The performances of the Landsat-7 ETM+, ASTER, SPOT HRV, and Ikonos satellite sensors and the airborne MASTER (MODIS‐ASTER simulator) were compared for coral reef habitat mapping in South Pacific reefs. This unique image data set provided different spatial resolution (4 m for Ikonos to 30 m for Landsat-7 ETM+), spectral resolution (two visible bands for SPOT-HRV to five visible bands for MASTER) and digitization (8‐16 bits). We focused on two islands (Tahiti and Moorea, French Polynesia) with barrier and fringing structures representative of reefs of South Pacific volcanic islands. Five levels of benthic habitat complexity were defined (with three, four, five, seven, and nine classes). Using a supervised maximum likelihood algorithm, the comparisons suggested several trends in sensor performances. Overall accuracies of Landsat-7 ETM+ compared well with sensors with higher spatial (Ikonos) or spectral (MASTER) resolution for low or moderate habitat complexity mapping. For high-complexity mapping (nine classes), Ikonos performed best, suggesting that high spatial resolution is important.
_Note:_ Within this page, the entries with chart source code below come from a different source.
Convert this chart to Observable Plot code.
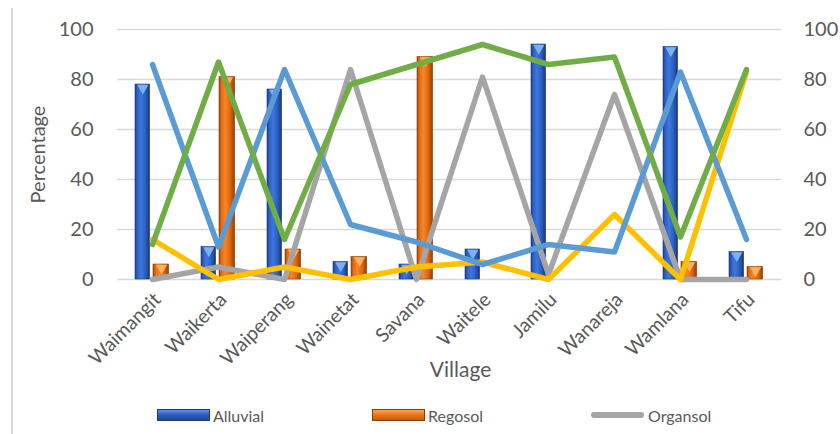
<!DOCTYPE html>
<html>
<head>
<meta charset="utf-8">
<script src="https://cdn.jsdelivr.net/npm/d3@7"></script>
<script src="https://cdn.jsdelivr.net/npm/@observablehq/plot@0.6"></script>
<style>
  html, body { margin: 0; padding: 0; background: #fff; }
  #chart { position: relative; width: 840px; height: 434px; overflow: hidden; font-family: Lato, "Open Sans", sans-serif; }
  #frame { position: absolute; left: 11px; top: 8px; width: 1.5px; height: 426px; background: #d9d9d9; }
  #legend { position: absolute; left: 0; top: 405px; width: 840px; height: 20px; font-size: 16px; color: #595959; }
  .item { position: absolute; top: 0; display: flex; align-items: center; height: 20px; }
  .sw { width: 53px; height: 12px; margin-right: 3px; box-sizing: border-box; }
  .ln { width: 53px; height: 6px; border-radius: 3px; margin-right: 4px; background: #a5a5a5; }
</style>
</head>
<body>
<div id="chart"><div id="frame"></div></div>
<script>
// Villages along the x axis
const villages = ["Waimangit", "Waikerta", "Waiperang", "Wainetat", "Savana", "Waitele", "Jamilu", "Wanareja", "Wamlana", "Tifu"];

// Soil type shares (%) per village
const alluvial = [78, 13, 76, 7, 6, 12, 94, 0, 93, 11];
const regosol  = [6, 81, 12, 9, 89, 0, 0, 0, 7, 5];
const organsol = [0, 5, 0, 84, 0, 81, 2, 74, 0, 0];

// Further series plotted as lines
const series4 = [16, 0, 5, 0, 5, 7, 0, 26, 0, 83];   // gold
const series5 = [86, 13, 84, 22, 15, 6, 14, 11, 83, 16]; // light blue
const series6 = [14, 87, 16, 78, 86, 94, 86, 89, 17, 84]; // green

const yTicks = [0, 20, 40, 60, 80, 100];

const rows = (vals) => villages.map((v, i) => ({village: v, value: vals[i]}));
const barsA = rows(alluvial);
const barsR = rows(regosol);

const lineStyle = {strokeWidth: 5.5, strokeLinejoin: "round", strokeLinecap: "round"};

const plot = Plot.plot({
  width: 840,
  height: 396,
  marginLeft: 117,
  marginRight: 59,
  marginTop: 29,
  marginBottom: 117,
  style: {fontFamily: "Lato, 'Open Sans', sans-serif", background: "transparent"},
  x: {type: "band", domain: villages, padding: 0},
  y: {domain: [0, 100]},
  marks: [
    Plot.gridY(yTicks, {stroke: "#d9d9d9", strokeOpacity: 1, strokeWidth: 1.5}),
    Plot.axisY(yTicks, {anchor: "left", tickSize: 0, tickPadding: 24, fontSize: 20, fill: "#595959", label: null}),
    Plot.axisY(yTicks, {anchor: "right", tickSize: 0, tickPadding: 22, fontSize: 20, fill: "#595959", textAnchor: "start", label: null}),
    Plot.axisX({tickSize: 0, tickRotate: -45, tickPadding: 17, dx: 5, fontSize: 19.5, fill: "#595959", label: null}),
    Plot.text(["Percentage"], {frameAnchor: "left", textAnchor: "middle", rotate: -90, dx: -79, fontSize: 20, fill: "#595959"}),
    Plot.text(["Village"], {frameAnchor: "bottom", dx: 11, dy: 97, fontSize: 21, fill: "#595959"}),
    // Alluvial and Regosol bars with bevelled fill
    Plot.barY(barsA, {x: "village", y: "value", fill: "url(#gradA)", insetLeft: 16, insetRight: 35.4, stroke: "#1b3a7a", strokeWidth: 0.6}),
    Plot.barY(barsR, {x: "village", y: "value", fill: "url(#gradR)", insetLeft: 34, insetRight: 16.4, stroke: "#8a3c05", strokeWidth: 0.6}),
    Plot.dot(barsA.filter(d => d.value > 0), {x: "village", y: "value", symbol: "triangle", rotate: 180, r: 4.2, fill: "#7fb0f5", dx: -9.7, dy: 3.5}),
    Plot.dot(barsR.filter(d => d.value > 0), {x: "village", y: "value", symbol: "triangle", rotate: 180, r: 4.2, fill: "#ffb25e", dx: 9, dy: 3.5}),
    // Lines
    Plot.lineY(rows(organsol), {x: "village", y: "value", stroke: "#a5a5a5", ...lineStyle}),
    Plot.lineY(rows(series4), {x: "village", y: "value", stroke: "#ffc000", ...lineStyle}),
    Plot.lineY(rows(series5), {x: "village", y: "value", stroke: "#5b9bd5", ...lineStyle}),
    Plot.lineY(rows(series6), {x: "village", y: "value", stroke: "#70ad47", ...lineStyle})
  ]
});

// Gradients for the bevelled bar look
const svg = d3.select(plot);
const defs = svg.insert("defs", ":first-child");
function grad(id, stops) {
  const g = defs.append("linearGradient").attr("id", id).attr("x1", "0").attr("x2", "1").attr("y1", "0").attr("y2", "0");
  stops.forEach(([o, c]) => g.append("stop").attr("offset", o).attr("stop-color", c));
}
grad("gradA", [[0, "#1d3f8c"], [0.15, "#2b5fc4"], [0.4, "#3d78de"], [0.7, "#2d60c2"], [1, "#1a3777"]]);
grad("gradR", [[0, "#a04506"], [0.15, "#e36c10"], [0.4, "#f7862a"], [0.7, "#e06a10"], [1, "#943f05"]]);

const chart = document.getElementById("chart");
plot.style.position = "absolute";
plot.style.left = "0";
plot.style.top = "0";
chart.appendChild(plot);

// Legend
const legend = document.createElement("div");
legend.id = "legend";
legend.innerHTML = `
  <div class="item" style="left:157px"><div class="sw" style="background:linear-gradient(#5f95ec,#2d5fc0 45%,#1f4799);border:1px solid #1b3a7a"></div>Alluvial</div>
  <div class="item" style="left:372px"><div class="sw" style="background:linear-gradient(#ffa552,#ec7a22 45%,#c45a0a);border:1px solid #8a3c05"></div>Regosol</div>
  <div class="item" style="left:591px"><div class="ln"></div>Organsol</div>`;
chart.appendChild(legend);
</script>
</body>
</html>
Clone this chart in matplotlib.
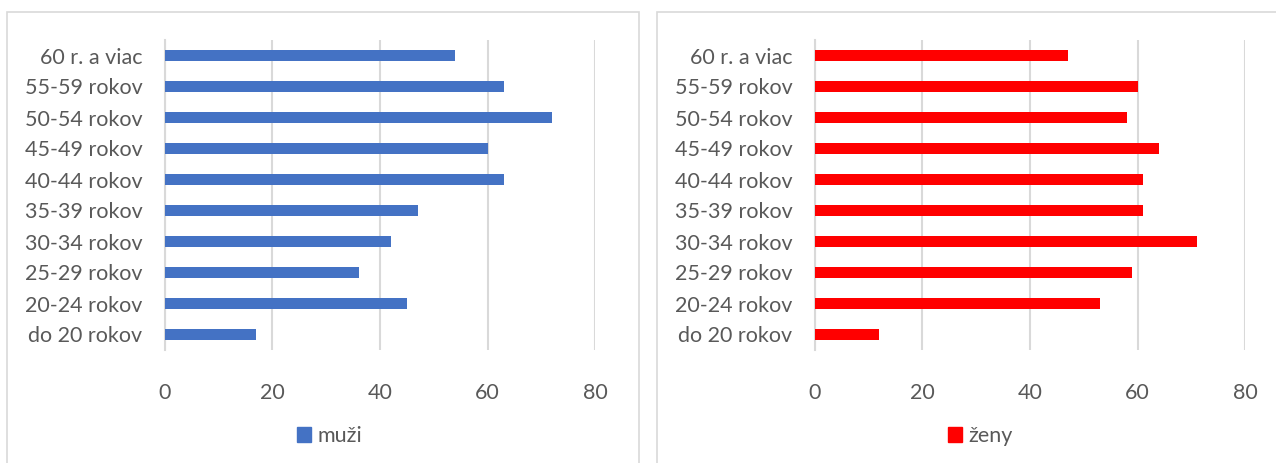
import matplotlib
matplotlib.use("Agg")
import matplotlib.pyplot as plt
from matplotlib.patches import Rectangle, Patch

# data (bottom to top order as drawn)
categories = ["do 20 rokov", "20-24 rokov", "25-29 rokov", "30-34 rokov", "35-39 rokov",
              "40-44 rokov", "45-49 rokov", "50-54 rokov", "55-59 rokov", "60 r. a viac"]
muzi = [17, 45, 36, 42, 47, 63, 60, 72, 63, 54]
zeny = [12, 53, 59, 71, 61, 61, 64, 58, 60, 47]
xticks = [0, 20, 40, 60, 80]

plt.rcParams['font.family'] = ['Lato', 'DejaVu Sans']
textColor = "#595959"
gridColor = "#d9d9d9"

W, H = 1276, 463
fig = plt.figure(figsize=(W / 100, H / 100), dpi=100)

# chart frames
fig.patches.append(Rectangle((7 / W, -0.05), (639 - 7) / W, 1.05 - 12 / H,
                             transform=fig.transFigure, fill=False,
                             edgecolor=gridColor, linewidth=1.2))
fig.patches.append(Rectangle((657 / W, -0.05), (1290 - 657) / W, 1.05 - 12 / H,
                             transform=fig.transFigure, fill=False,
                             edgecolor=gridColor, linewidth=1.2))


def drawPanel(left, values, color, label, legendX):
    ax = fig.add_axes([left / W, 1 - 350 / H, 430.7 / W, 310 / H])
    y = range(len(categories))
    ax.barh(y, values, height=0.345, color=color, zorder=3)
    ax.set_xlim(0, 80)
    ax.set_ylim(-0.5, len(categories) - 0.5)
    ax.set_xticks(xticks)
    ax.set_yticks(list(y))
    ax.set_yticklabels(categories)
    ax.grid(axis='x', color=gridColor, linewidth=1.5, zorder=0)
    for s in ['top', 'right', 'bottom']:
        ax.spines[s].set_visible(False)
    ax.spines['left'].set_color(gridColor)
    ax.spines['left'].set_linewidth(1.5)
    ax.tick_params(length=0, labelsize=15.5, labelcolor=textColor)
    ax.tick_params(axis='x', pad=24)
    ax.tick_params(axis='y', pad=16)
    fig.legend(handles=[Patch(color=color, label=label)],
               loc='center', bbox_to_anchor=(legendX / W, 1 - 436 / H),
               frameon=False, fontsize=15.5, labelcolor=textColor,
               handlelength=0.65, handleheight=0.65, handletextpad=0.3)
    return ax


drawPanel(164.7, muzi, "#4472C4", "muži", 330)
drawPanel(814.7, zeny, "#FF0000", "ženy", 980)

fig.savefig("out.png", dpi=100)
For low- and moderate-complexity mapping, MASTER performed best, suggesting that spectral resolution and digitization seem more critical. However, these trends must be discussed cautiously in the light of various factors before any generalization can be made. These factors include issues in reconciling-scaling ground-truth data at multiple spatial and thematic scale, reefs specificities, and environmental conditions during image acquisition.